Four former members of the United States Air Force, each involved with the controversial drone anti-terrorism program, offered telling details about their reasons for opposing the program at an event on Thursday.
“It gets to you,” Senior Airman Stephen Lewis said in downtown Manhattan, in an event organized by Fitzgibbon Media, a communications firm whose clients include WikiLeaks, for the upcoming documentary Drone.
“I didn’t know who he was,” said 29-year-old Lewis, who served in the Air Force’s 3rd Special Operations Squadron, reflecting on one wounded person he was ordered to kill. “I didn’t know if he had anything to do with it.” Lewis said he asked superiors for details, but they refused to answer his request to confirm the person was an enemy combatant.
“There are 15-year-olds today who haven’t lived a day without war, without drones flying ahead.”
“There are 15-year-olds today who haven’t lived a day without war, without drones flying ahead,” Senior Airman Cian Wesmoreland, a communications technician who had been based in Germany and Kandahar, Afghanistan, said.
The U.S.’s drone program has come under severely increased scrutiny in recent weeks. The Intercept recently found, via leaked documents, that in a recent five-month period, nine out of 10 people killed by a U.S. drone strike weren’t the intended targets. Retired Lt. General Michael Flynn, the White House’s former top military intelligence official, who oversaw the drone program’s expansion into Somalia and Yemen, recently told Al Jazeera, “When you drop a bomb from a drone … you are going to cause more damage than you are going to cause good.”
Senior Airman Michael Haas, who trained drone new operators, lamented the program’s culture. He said that in his shift alone, roughly six people, himself included, were often impaired by drugs, including bath salts. Though some trainees shared his desire to prioritize innocent and American lives over killing possible combatants, others had trouble recognizing “this wasn’t a video game,” he said. When he took one trainee off of a mission for his apparent “bloodlust,” he said, he was summoned to explain his actions, then wasn’t allowed to instruct for “approximately ten days.”
Westmoreland, clearly shaken by his post-service report that he said revealed he’d been responsible for over 200 enemy kills, stressed that the intelligence used to determine who to kill with the program was often shaky at best, relying on either informants who lie for a monetary reward or based on signals intelligence, like a phone’s SIM card, which are widely traded on black markets.
“You can end up targeting somebody who’s totally innocent,” he said. “It’s usually confirmed as an enemy kill.”

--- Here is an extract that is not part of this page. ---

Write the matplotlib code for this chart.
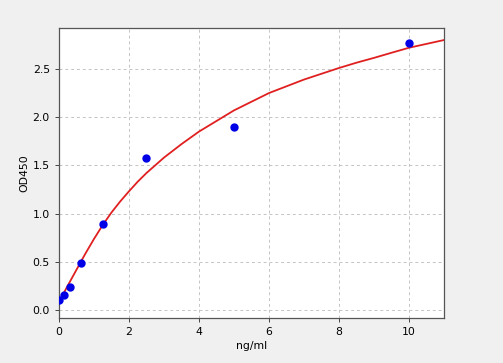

After reading a U.N. report that indicated how many civilians were killed by airstrikes, Westmoreland considered suicide, he said.
Staff Sergeant Brandon Bryant, who served in two squadrons with Haas, said he was assigned in early 2011 to help hunt down Anwar al-Awlaki, the American-Yemeni hate preacher who was controversially killed by an ordered U.S. drone strike, lamented that he was asked to break his sworn oath to the Constitution. “[We were] told this man was a traitor to the U.S. and that he deserved to die,” he said. He added that the claims caused “discontent” within his squadron.
All four men described tales of post-traumatic stress syndrome and incredible difficulty getting veteran’s benefits and reintegrating society. “I’ve had people who I flew with … tell me that they would kill me,” Bryant said.
In a letter to President Barack Obama, Defense Secretary Ashton Carter, and CIA Director John Brennan, the four men imply that the U.S. drone program encourages terrorism like the deadly attacks in Paris on Nov. 13 that claimed the lives of at least 129 people.
“We cannot sit silently by and witness tragedies like the attacks in Paris,” they wrote, “knowing the devastating effects the drone program has overseas and at home.”
Update 10:05am CT, Nov. 20: In a statement to emailed to the Daily Dot, Air Force Lt. Col. Chris Karns defended the U.S. drone program as “critically important” to national and global security, while also recognizing that the demands on airmen involved in the program are “tremendous.”
“Our remotely piloted aircraft operators perform a critically important mission that contributes significantly to national defense and global security. They are professional and comply with applicable law, policies, and adhere to very exacting procedures.
“Airmen are expected to adhere to established standards of behavior. Behavior found to be inconsistent with Air Force core values is appropriately looked into and if warranted, disciplinary action is taken.
“No doubt, the demands placed on the RPA force are tremendous. A great deal of effort is being taken to bring about relief, stabilize the force, and sustain a vital warfighter capability. RPA capabilities fulfill critical demands across the globe and the need for this capability will always exist.
“This mission demands highly-trained professionals as the capability and the Airman responsible for this mission are vital to the national security of the United States and our Allies. We have talented and dedicated Airmen conducting this mission.”
The White House would not comment on the soldiers’ claims.